We all hear about some human acts or even how humanity impacts not only our environment but also our perceptions and perspectives regarding life in general. This story is about Salah Abu Ali, a Palestinian father who considers one of the world’s oldest olive tree ‘Al Badawi’ as his 4th child as he also found it on the day his last son was born. The Al Badawi trees are a handful of olive trees in the eastern Mediterranean that are more than 2,000 years old.  The olive tree is now ‘a symbol of resistance’.

It is at this edge where Abu Ali spends most of his day, pumping water from the spring above or tending to the soil. It is where he sometimes sleeps at night, and where he hosts people that have made the pilgrimage to the Holy Land. But many come for the tree, an olive tree that some believe to be the oldest in the world.

Via atlasobscura

In 2010, two teams, one from Italy and another from Japan, carbon-dated Al Badawi. They came up with an age range of 3,000 to 5,500 years old. The top end of that spectrum would make the Al Badawi tree the oldest olive tree in the world, but it’s impossible to know for certain. Imagine a tree being a reason for people to travel across the world just to see it live! This significant tree has historical, cultural and religious significance, Ali says, adding that the tree was once a pilgrimage site for Sufis. It is said that the tree got its name from Sheikh Ahmad al-Badawi, an Egyptian Sufi holy man who spent much of his time beneath its branches. Olive trees are also repeatedly mentioned in the Bible, and their branches have become a universal symbol of peace.

The Al-Badawi olive tree located in Walaja village was previously considered as a resting place during the 1948 Arab-Israeli war. “In 1948, we came here and slept under the trees,” according to Abu Ali, as Israeli military personnel chanted during drills in the valley below. After the dust settled and the demarcation lines were drawn, Al Walaja had lost around 70 percent of its land and this tree survived.

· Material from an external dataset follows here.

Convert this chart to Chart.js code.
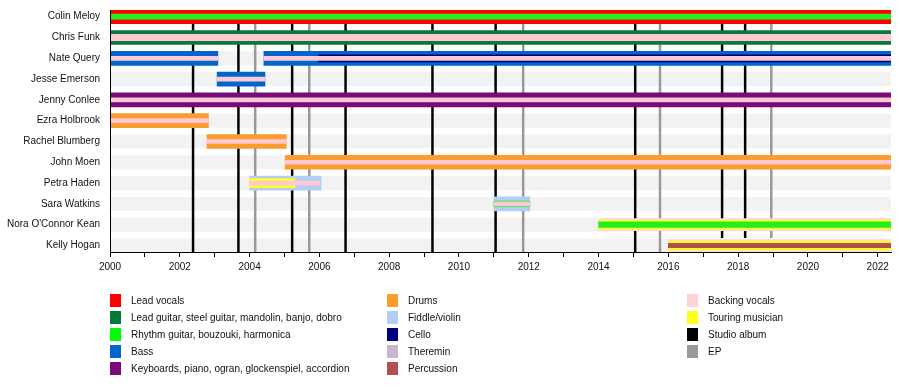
<!DOCTYPE html>
<html><head><meta charset="utf-8">
<script src="https://cdn.jsdelivr.net/npm/chart.js@4/dist/chart.umd.min.js"></script>
<style>
html,body{margin:0;padding:0;background:#fff;}
#wrap{position:relative;width:900px;height:387px;overflow:hidden;font-family:'Liberation Sans',Arial,sans-serif;}
#c{position:absolute;left:0;top:0;}
.li{position:absolute;height:13px;font-size:10px;line-height:13px;color:#111;white-space:nowrap;}
.sw{position:absolute;left:0;top:0;width:11px;height:13px;}
.lt{position:absolute;left:21px;top:0;}
</style></head><body>
<div id="wrap"><canvas id="c" width="900" height="387"></canvas><div id="legend"></div></div>
<script>
// ---------- data ----------
const END = 2022.38;
const members = ['Colin Meloy','Chris Funk','Nate Query','Jesse Emerson','Jenny Conlee','Ezra Holbrook',
  'Rachel Blumberg','John Moen','Petra Haden','Sara Watkins',"Nora O'Connor Kean",'Kelly Hogan'];
const tickYears = [2000,2001,2002,2003,2004,2005,2006,2007,2008,2009,2010,2011,2012,2013,2014,2015,2016,2017,2018,2019,2020,2021,2022];

const leadVocals   = [['Colin Meloy', 2000, END]];
const leadGuitar   = [['Chris Funk', 2000, END]];
const rhythmMain   = [['Colin Meloy', 2000, END]];
const rhythmOther  = [['Sara Watkins', 2011.0, 2012.03], ["Nora O'Connor Kean", 2014.0, END]];
const bass         = [['Nate Query', 2000, 2003.09], ['Jesse Emerson', 2003.07, 2004.44], ['Nate Query', 2004.41, END]];
const keyboards    = [['Jenny Conlee', 2000, END]];
const drums        = [['Ezra Holbrook', 2000, 2002.82], ['Rachel Blumberg', 2002.78, 2005.05], ['John Moen', 2005.02, END]];
const fiddle       = [['Petra Haden', 2004.0, 2006.05], ['Sara Watkins', 2011.0, 2012.03]];
const cello        = [['Nate Query', 2005.97, END]];
const percussion   = [['Kelly Hogan', 2016.0, END]];
const touring      = [['Petra Haden', 2004.0, 2005.3], ["Nora O'Connor Kean", 2014.0, END], ['Kelly Hogan', 2016.0, END]];
const backingMain  = [["Nora O'Connor Kean", 2014.0, END], ['Kelly Hogan', 2016.0, END]];
const backingChris = [['Chris Funk', 2000, END]];
const backingThin  = [['Nate Query', 2000, 2003.09], ['Jesse Emerson', 2003.07, 2004.44], ['Nate Query', 2004.41, END],
  ['Jenny Conlee', 2000, END], ['Ezra Holbrook', 2000, 2002.82], ['Rachel Blumberg', 2002.78, 2005.05],
  ['John Moen', 2005.02, END], ['Petra Haden', 2004.0, 2006.0], ['Sara Watkins', 2011.0, 2012.03]];
const studioAlbums = [2002.38, 2003.68, 2005.22, 2006.75, 2009.24, 2011.05, 2015.05, 2017.54, 2018.2];
const eps          = [2004.16, 2005.71, 2011.84, 2015.76, 2018.95];

const legendLabels = [
  ['Lead vocals','Lead guitar, steel guitar, mandolin, banjo, dobro','Rhythm guitar, bouzouki, harmonica','Bass','Keyboards, piano, ogran, glockenspiel, accordion'],
  ['Drums','Fiddle/violin','Cello','Theremin','Percussion'],
  ['Backing vocals','Touring musician','Studio album','EP']
];

// ---------- styles ----------
const C = {
  red:'#ff0000', dgreen:'#067a3d', bgreen:'#22ee22', blue:'#0066cc', purple:'#790a7a', orange:'#fa9c2e',
  lblue:'#b3cdf7', navy:'#00007f', theremin:'#c9b6cb', perc:'#b3504f', pink:'#ffc9d4', pinkWide:'#ffd6dc',
  yellow:'#ffff1e', black:'#000000', grey:'#999999'
};
const legendColors = [
  [C.red, C.dgreen, '#00ff00', C.blue, C.purple],
  [C.orange, C.lblue, C.navy, C.theremin, C.perc],
  ['#fdd3d6', C.yellow, C.black, C.grey]
];

const layers = [ // bottom to top
  [backingMain, C.pinkWide, 12],
  [leadVocals, C.red, 14], [leadGuitar, C.dgreen, 14], [bass, C.blue, 14], [keyboards, C.purple, 14],
  [drums, C.orange, 14], [fiddle, C.lblue, 14],
  [touring, C.yellow, 9],
  [cello, C.navy, 7], [rhythmOther, C.bgreen, 5.5], [rhythmMain, C.bgreen, 5], [percussion, C.perc, 4.5],
  [backingChris, C.pink, 6.5], [backingThin, C.pink, 4]
];
const datasets = layers.map(([arr, color, th], i) => ({
  data: arr.map(([m, s, e]) => ({x: [s, e], y: members.indexOf(m)})),
  backgroundColor: color, barThickness: th, grouped: false, borderWidth: 0,
  order: layers.length - i
}));

const kellyStart = percussion[0][1];
const backdrop = {
  id: 'backdrop',
  beforeDatasetsDraw(chart) {
    const {ctx, chartArea: a, scales: {x, y}} = chart;
    ctx.save();
    ctx.fillStyle = '#f2f2f2';
    members.forEach((m, i) => {
      const cy = y.getPixelForValue(i);
      ctx.fillRect(a.left, cy - 7, a.right - a.left, 14);
    });
    const kellyTop = y.getPixelForValue(members.length - 1) - 7.5;
    const draw = (years, color) => {
      ctx.strokeStyle = color; ctx.lineWidth = 2.5;
      years.forEach(yr => {
        const px = x.getPixelForValue(yr);
        const bottom = yr > kellyStart ? kellyTop : a.bottom;
        ctx.beginPath(); ctx.moveTo(px, a.top); ctx.lineTo(px, bottom); ctx.stroke();
      });
    };
    draw(eps, C.grey);
    draw(studioAlbums, C.black);
    ctx.restore();
  }
};

const font = {family: "'Liberation Sans', Arial, sans-serif", size: 10};
new Chart(document.getElementById('c'), {
  type: 'bar',
  data: {datasets},
  options: {
    indexAxis: 'y', responsive: false, animation: false, devicePixelRatio: 1,
    layout: {padding: {top: 10, right: 9, left: 0, bottom: 0}},
    plugins: {legend: {display: false}, tooltip: {enabled: false}},
    scales: {
      x: {
        type: 'linear', position: 'bottom', min: 2000, max: END, offset: false,
        afterBuildTicks: s => { s.ticks = tickYears.map(v => ({value: v})); },
        afterFit: s => { s.height = 135; },
        ticks: {font, color: '#111', padding: 4, maxRotation: 0, autoSkip: false,
          callback: v => (v % 2 === 0 ? String(v) : '')},
        grid: {drawOnChartArea: false, drawTicks: true, tickLength: 5, color: '#000', lineWidth: 1, offset: false},
        border: {display: true, color: '#000', width: 1, z: 1}
      },
      y: {
        type: 'linear', reverse: true, min: -0.322, max: 11.313, offset: false,
        afterBuildTicks: s => { s.ticks = members.map((m, i) => ({value: i})); },
        afterFit: s => { s.width = 110; s.paddingTop = 0; s.paddingBottom = 0; },
        ticks: {font, color: '#111', padding: 10, autoSkip: false, callback: v => members[v]},
        grid: {display: false, drawTicks: false, offset: false},
        border: {display: true, color: '#000', width: 1, z: 1}
      }
    }
  },
  plugins: [backdrop]
});

// ---------- HTML legend ----------
const colX = [110, 387, 687];
const lg = document.getElementById('legend');
legendLabels.forEach((col, ci) => col.forEach((label, ri) => {
  const d = document.createElement('div');
  d.className = 'li';
  d.style.left = colX[ci] + 'px';
  d.style.top = (294 + ri * 17) + 'px';
  d.innerHTML = '<span class="sw" style="background:' + legendColors[ci][ri] + '"></span><span class="lt"></span>';
  d.querySelector('.lt').textContent = label;
  lg.appendChild(d);
}));
</script>
</body></html>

Now take a moment and imagine if the tree was ever gone, the tree that Abu Ali considers to be a member of his family to the extent that the Palestinian Authority now pays him a small monthly sum to guard it. For centuries, people have depended on the olive tree for food and oil in this region and you know what, all they need is water and care.

With this amazing human act he carries out everyday, he’s harvested 400 kilograms, or nearly 900 pounds of olives. Ali believes and has optimism that this tree will live on even more as according to him “it’s better than people.” Don’t think anyone can disagree, right? “The olive tree is a part of our resistance and a part of our religion. With the olive tree we live, and without it we don’t live,” says Abu Ali.